Asian Vigilantes Strike back

First off, I have no problem with people employing any means at their disposal in self defense. Vigilantism however, is a bit different. There is a fine line between self defence and preemptive action, and vigilantes can quickly cross that fine line taking justice into their own hands, this slips into a grey area where the crowd mentality descends into prejudice and suspicion, that isn’t justice or self defence, it’s mob rule. It may be that the media has chosen the word ‘vigilante’ when the group itself has not actually used this word – they should be correcting the media at every opportunity.

If your’e squemish, don’t check out this link, but this shows rather graphically what happens when people get really pissed about crime and take matters into their own hands…

It may well be that the Asians (mainly Chinese) who have got together to protect themselves are really just trying to help their fellow citizens avoid becoming victims, and clearly there’s nothing at all wrong with this. The website (curiously in English) seems reasonable enough, a pity the interviewees on radio and TV have sometimes verged on the slightly hysterical. I question why they feel that Asians (a pretty broad ethic generalisation) have specifically different requirements from any other ethnic group when it comes to dealing with the effects of crime. I can’t think of any, but I can sure think of some habits that ethnic Chinese immigrants have brought with them that would make them a target of crime – like the weakness for carrying large amounts of cash around with them.

The ‘rest of us’ (the group has introduced the distinction, so for this post I’ll stick with it) don’t walk around carrying (often) tens of thousands of dollars in cash, I personally very rarely carry cash at all. There is really no need to, you can comfortably get by using electronic transactions whether they be card or web based without needing to use cash at all. If any other ethnic group displayed a predilection for carrying and hoarding cash then without doubt it would be the target of crime. The reasons why people persist in using cash when it is not really required could be debated, lets just say, electronic transactions are traceable by agencies like the IRD, and that may be one reason.

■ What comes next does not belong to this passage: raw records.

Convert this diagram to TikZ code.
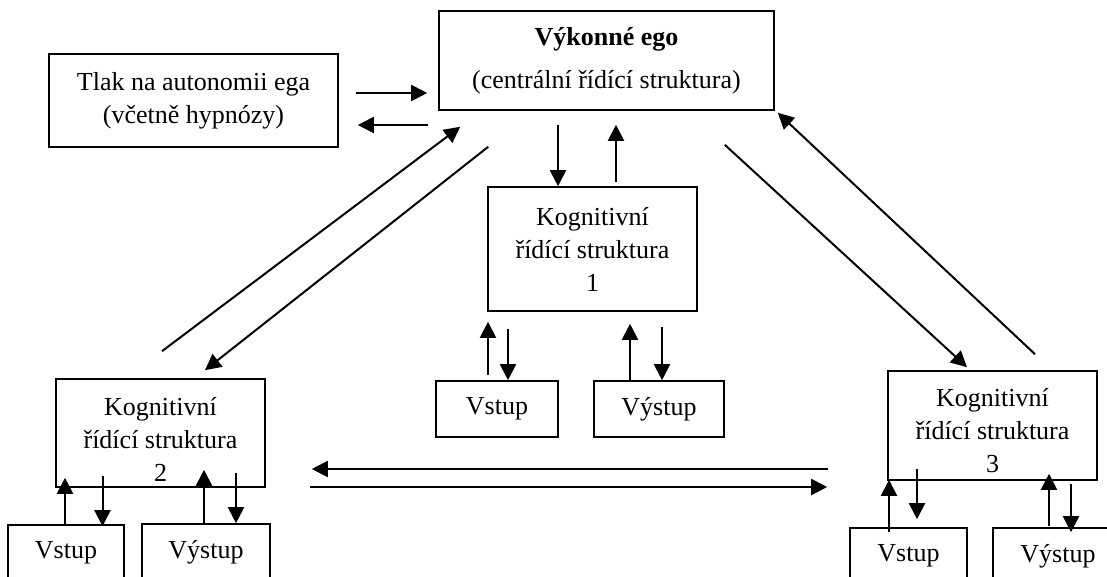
\documentclass[tikz,border=0pt]{standalone}
\usepackage{fontspec}
\setmainfont{Liberation Serif}
\usetikzlibrary{arrows.meta}

\begin{document}
\begin{tikzpicture}[
		x=0.5pt, y=-0.5pt,
		font=\fontsize{13}{16.5}\selectfont,
		box/.style={rectangle, draw, line width=0.8pt, align=center, inner sep=0pt},
		io/.style={box, minimum height=28pt},
		r/.style={-{Triangle[length=8pt, width=8pt]}, line width=1pt}
		]
		\clip (0,0) rectangle (1107,577);
		
		%Nodes
		\node[box, minimum width=144.5pt, minimum height=46.5pt] (tlak) at (193.5, 100.5) {Tlak na autonomii ega\\(včetně hypnózy)};
		\node[box, minimum width=167.5pt, minimum height=49.5pt] (ego)  at (606.5, 60.5)  {\textbf{Výkonné ego}\\[5pt](centrální řídící struktura)};
		\node[box, minimum width=104.5pt, minimum height=62pt]   (k1)   at (592.5, 249)   {Kognitivní\\řídící struktura\\1};
		\node[box, minimum width=104.5pt, minimum height=54pt]   (k2)   at (160.5, 433)   {\rule{0pt}{15pt}Kognitivní\\řídící struktura\\2};
		\node[box, minimum width=104.5pt, minimum height=54.5pt] (k3)   at (992.5, 425.5) {\rule{0pt}{14pt}Kognitivní\\řídící struktura\\3};
		\node[io, minimum width=61pt]   (vst1) at (497, 409)    {Vstup};
		\node[io, minimum width=65pt]   (vys1) at (659, 409)    {Výstup};
		\node[io, minimum width=58pt]   (vst2) at (66, 553)     {Vstup};
		\node[io, minimum width=64pt]   (vys2) at (206, 552)    {Výstup};
		\node[io, minimum width=58.5pt] (vst3) at (908.5, 556)  {Vstup};
		\node[io, minimum width=65pt]   (vys3) at (1058, 556)   {Výstup};
		
		%Lines
		\draw[r] ([shift={(17,-7.5)}]tlak.east) -- ([shift={(-11,32.5)}]ego.west);
		\draw[r] ([shift={(-10,64.5)}]ego.west) -- ([shift={(19,24.5)}]tlak.east);
		
		\draw[r] ([shift={(-48.5,14)}]ego.south) -- ([shift={(-34.5,0)}]k1.north);
		\draw[r] ([shift={(23.5,-4)}]k1.north)   -- ([shift={(9.5,14)}]ego.south);
		
		\draw[r] ([shift={(1.5,-27)}]k2.north)      -- ([shift={(22,16)}]ego.south west);
		\draw[r] ([shift={(50,36)}]ego.south west)  -- ([shift={(44.5,-8)}]k2.north);
		\draw[r] ([shift={(-50,34)}]ego.south east) -- ([shift={(-25.5,-3)}]k3.north);
		\draw[r] ([shift={(42.5,-16)}]k3.north)     -- ([shift={(3,2)}]ego.south east);
		
		\draw[r] ([shift={(-9,-5)}]vst1.north)   -- ([shift={(-104.5,10)}]k1.south);
		\draw[r] ([shift={(-84.5,17)}]k1.south)  -- ([shift={(11,0)}]vst1.north);
		\draw[r] ([shift={(-29,0)}]vys1.north)   -- ([shift={(37.5,12)}]k1.south);
		\draw[r] ([shift={(69.5,15)}]k1.south)   -- ([shift={(3,0)}]vys1.north);
		
		\draw[r] ([shift={(-1,0)}]vst2.north)    -- ([shift={(-95.5,-10)}]k2.south);
		\draw[r] ([shift={(-58,-12)}]k2.south)   -- ([shift={(36.5,2)}]vst2.north);
		\draw[r] ([shift={(-2,1)}]vys2.north)    -- ([shift={(43.5,-18)}]k2.south);
		\draw[r] ([shift={(75.5,-15)}]k2.south)  -- ([shift={(30,0)}]vys2.north);
		
		\draw[r] ([shift={(-19.5,5)}]vst3.north) -- ([shift={(-103.5,-1)}]k3.south);
		\draw[r] ([shift={(-75.5,-12)}]k3.south) -- ([shift={(8.5,-8)}]vst3.north);
		\draw[r] ([shift={(-9,-1)}]vys3.north)   -- ([shift={(56.5,-7)}]k3.south);
		\draw[r] ([shift={(78.5,3)}]k3.south)    -- ([shift={(13,5)}]vys3.north);
		
		\draw[r] ([shift={(-59,43.5)}]k3.west) -- ([shift={(46,36)}]k2.east);
		\draw[r] ([shift={(44,54)}]k2.east)    -- ([shift={(-60,61.5)}]k3.west);
		
	\end{tikzpicture}
\end{document}
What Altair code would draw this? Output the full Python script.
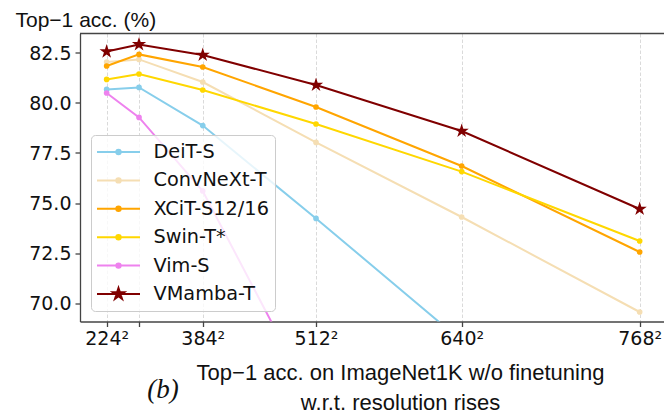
import altair as alt
import pandas as pd

# ---- data ----
models = ["DeiT-S", "ConvNeXt-T", "XCiT-S12/16", "Swin-T*", "Vim-S", "VMamba-T"]
colors = ["#87CEEB", "#F5DEB3", "#FFA500", "#FFD700", "#EE82EE", "#800000"]
resolutions = [224, 288, 384, 512, 640, 768]
res_labels = ["224²", "", "384²", "512²", "640²", "768²"]
deit = [80.68, 80.78, 78.87, 74.23, 68.1, None]
convnext = [82.05, 82.18, 81.05, 78.03, 74.3, 69.55]
xcit = [81.85, 82.43, 81.8, 79.8, 76.85, 72.55]
swin = [81.18, 81.45, 80.65, 78.95, 76.57, 73.1]
vim = [80.5, 79.28, 75.6, 64.8, None, None]
vmamba = [82.57, 82.93, 82.4, 80.9, 78.6, 74.7]
y_ticks = [70.0, 72.5, 75.0, 77.5, 80.0, 82.5]

series = [deit, convnext, xcit, swin, vim, vmamba]
rows = []
for m, c, vals in zip(models, colors, series):
    for r, v in zip(resolutions, vals):
        if v is not None:
            rows.append({"model": m, "hex": c, "res": r, "px": r * r, "acc": v})
df = pd.DataFrame(rows)

# ---- marker shapes (SVG paths) ----
STAR_UNIT = [(0, -1), (0.2245, -0.309), (0.9511, -0.309), (0.3633, 0.118), (0.5878, 0.809),
             (0, 0.382), (-0.5878, 0.809), (-0.3633, 0.118), (-0.9511, -0.309), (-0.2245, -0.309)]


def star(scale):
    pts = [f"{x * scale:.4f},{y * scale:.4f}" for x, y in STAR_UNIT]
    return "M" + "L".join(pts) + "Z"


star_path = star(1.0)
# legend symbols: size 400 -> 10 px per unit; line segment 43 px long
legend_circle = "M-2.15,0L2.15,0M0.22,0A0.22,0.22,0,1,1,-0.22,0A0.22,0.22,0,1,1,0.22,0Z"
legend_star = "M-2.15,0L2.15,0" + star(0.6)
legend_shapes = [legend_circle] * 5 + [legend_star]

x_scale = alt.Scale(type="linear", domain=[23194, 614466], nice=False, zero=False)
y_scale = alt.Scale(domain=[69.075, 83.475], nice=False, zero=False)
color_scale = alt.Scale(domain=models, range=colors)

label_expr = " : ".join(
    f"datum.value == {r * r} ? '{lab}'" for r, lab in zip(resolutions, res_labels)
) + " : ''"

AX = "#444444"
TXT = "#111111"

x_axis = alt.Axis(
    orient="bottom", values=[r * r for r in resolutions], labelExpr=label_expr,
    grid=True, gridColor="#dadada", gridDash=[3.5, 2], gridWidth=1,
    domainColor=AX, domainWidth=1.3, tickColor=AX, tickWidth=1.3, tickSize=5,
    labelFont="DejaVu Sans", labelFontSize=19, labelColor=TXT, labelPadding=3,
    labelFlush=False, labelOverlap=False,
    title=["Top\u22121 acc. on ImageNet1K w/o finetuning", "w.r.t. resolution rises"],
    titleFont="Liberation Sans", titleFontSize=22, titleFontWeight="normal",
    titleColor=TXT, titleX=320, titleY=58, titleAlign="center",
    titleBaseline="alphabetic", titleLineHeight=30,
)
y_axis = alt.Axis(
    values=y_ticks, format=".1f", grid=False,
    domainColor=AX, domainWidth=1.3, tickColor=AX, tickWidth=1.3, tickSize=5,
    labelFont="DejaVu Sans", labelFontSize=19, labelColor=TXT, labelPadding=4,
    title="Top\u22121 acc. (%)", titleAngle=0, titleX=-65, titleY=-7.5,
    titleAlign="left", titleBaseline="alphabetic", titleFont="Liberation Sans",
    titleFontSize=21, titleFontWeight="normal", titleColor=TXT,
)

leg = alt.Legend(
    title=None, orient="none", legendX=11, legendY=101.5,
    symbolSize=400, symbolStrokeWidth=2, symbolOpacity=1, symbolOffset=10.5,
    labelFont="DejaVu Sans", labelFontSize=19.3, labelColor=TXT, labelOffset=24,
    labelLimit=300, padding=6, rowPadding=6.4,
    strokeColor="#cccccc", cornerRadius=4, fillColor="rgba(255,255,255,0.8)",
)

X = alt.X("px:Q", scale=x_scale, axis=x_axis)
Y = alt.Y("acc:Q", scale=y_scale, axis=y_axis)
C = alt.Color("hex:N", scale=None)

base = alt.Chart(df)

lines = base.mark_line(strokeWidth=2, clip=True).encode(
    x=X, y=Y, color=C, detail="model:N"
)

circles = base.transform_filter(alt.datum.model != "VMamba-T").mark_point(
    filled=True, size=32, opacity=1, strokeWidth=0, clip=True
).encode(x=X, y=Y, color=C)

stars = base.transform_filter(alt.datum.model == "VMamba-T").mark_point(
    filled=True, size=225, opacity=1, shape=star_path, clip=True
).encode(x=X, y=Y, color=C)

# legend-only layer: its marks are pushed outside the clipped plot area
legend_layer = base.transform_calculate(hidden="datum.acc - 1000").mark_point(
    filled=True, opacity=1, strokeWidth=2, size=400, clip=True
).encode(
    x=X,
    y=alt.Y("hidden:Q", scale=y_scale, axis=y_axis),
    fill=alt.Fill("model:N", scale=color_scale, legend=leg),
    stroke=alt.Stroke("model:N", scale=color_scale, legend=leg),
    shape=alt.Shape("model:N", scale=alt.Scale(domain=models, range=legend_shapes), legend=leg),
)

# top spine of the frame
top_spine = alt.Chart(pd.DataFrame({"a": [0]})).mark_rule(
    color=AX, strokeWidth=1.3
).encode(x=alt.value(0), x2=alt.value(584), y=alt.value(0))

b_text = alt.Chart(pd.DataFrame({"t": ["(b)"]})).mark_text(
    font="Liberation Serif", fontStyle="italic", fontSize=27,
    align="center", baseline="alphabetic", color=TXT,
).encode(text="t:N", x=alt.value(83), y=alt.value(364))

chart = alt.layer(lines, circles, stars, legend_layer, top_spine, b_text).properties(
    width=584, height=288,
    padding={"left": 80, "top": 33.5, "right": 0, "bottom": 95.5},
    autosize=alt.AutoSizeParams(type="none"),
    background="white",
).configure_view(stroke=None)

chart.save("out.html", embed_options={"renderer": "svg", "actions": False})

This sort of crime is nothing new, it isn’t recent or unique to New Zealand. In parts of Asia you need to be pretty careful about what you do and when, with the exception being Singapore – but even they have crime. In every situation it requires you to do as the locals do and exercise common sense.

That’s not to say we should just accept crime, clearly we shouldn’t, but equally no one should put themselves in position where they attract the attention of criminals.

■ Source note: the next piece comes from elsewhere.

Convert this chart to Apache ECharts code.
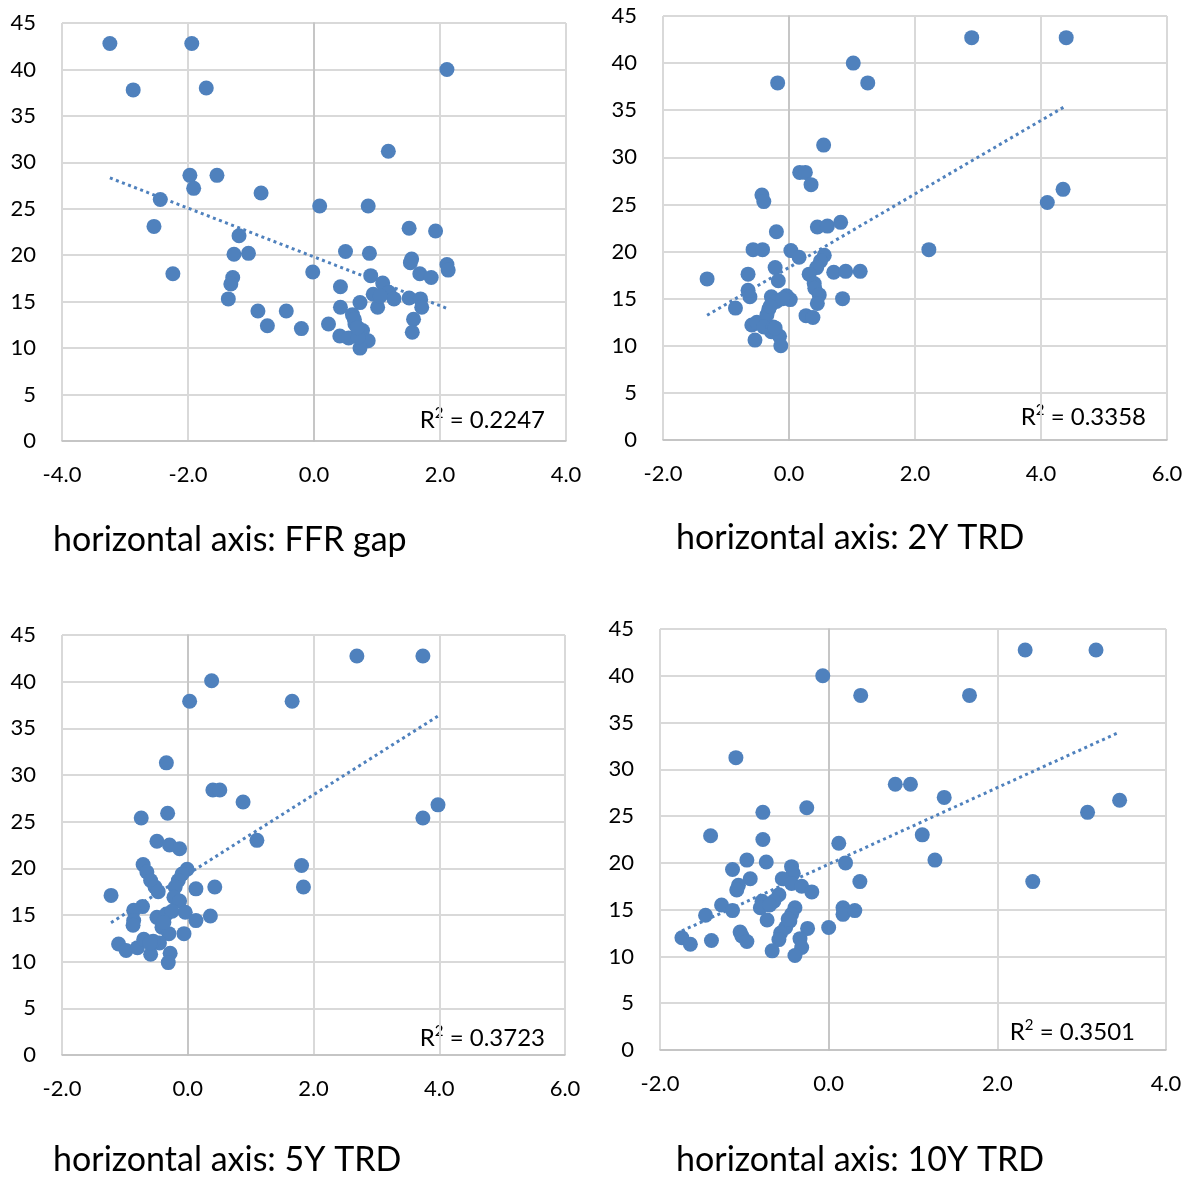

The events of the last few weeks have been appalling and its good that the ‘Asian’ community has become active in the law and order debate. What I saw when Yin Ping Yang and Joanne Wang were murdered, was not a crime against Asians or Chinese, but a crime against a fellow New Zealander.

It would be better for NZders of Asian ethnicity to join the groups established by their fellow New Zealanders rather than form their own thus perpetuating what seems to be a social isolation from other New Zealanders. This way they could have added their voices to the debate about law and order issues, and learned from the experiences of the rest of us. One of the best ways of dealing with this problem is for all New Zealanders to work together as a common group, not a disparate ethnic groups. We are all victims of crime.

“By three methods we may learn wisdom: First, by reflection, which is noblest; Second, by imitation, which is easiest; and third by experience, which is the bitterest”


  1. Nice writing style. I look forward to reading more in the future.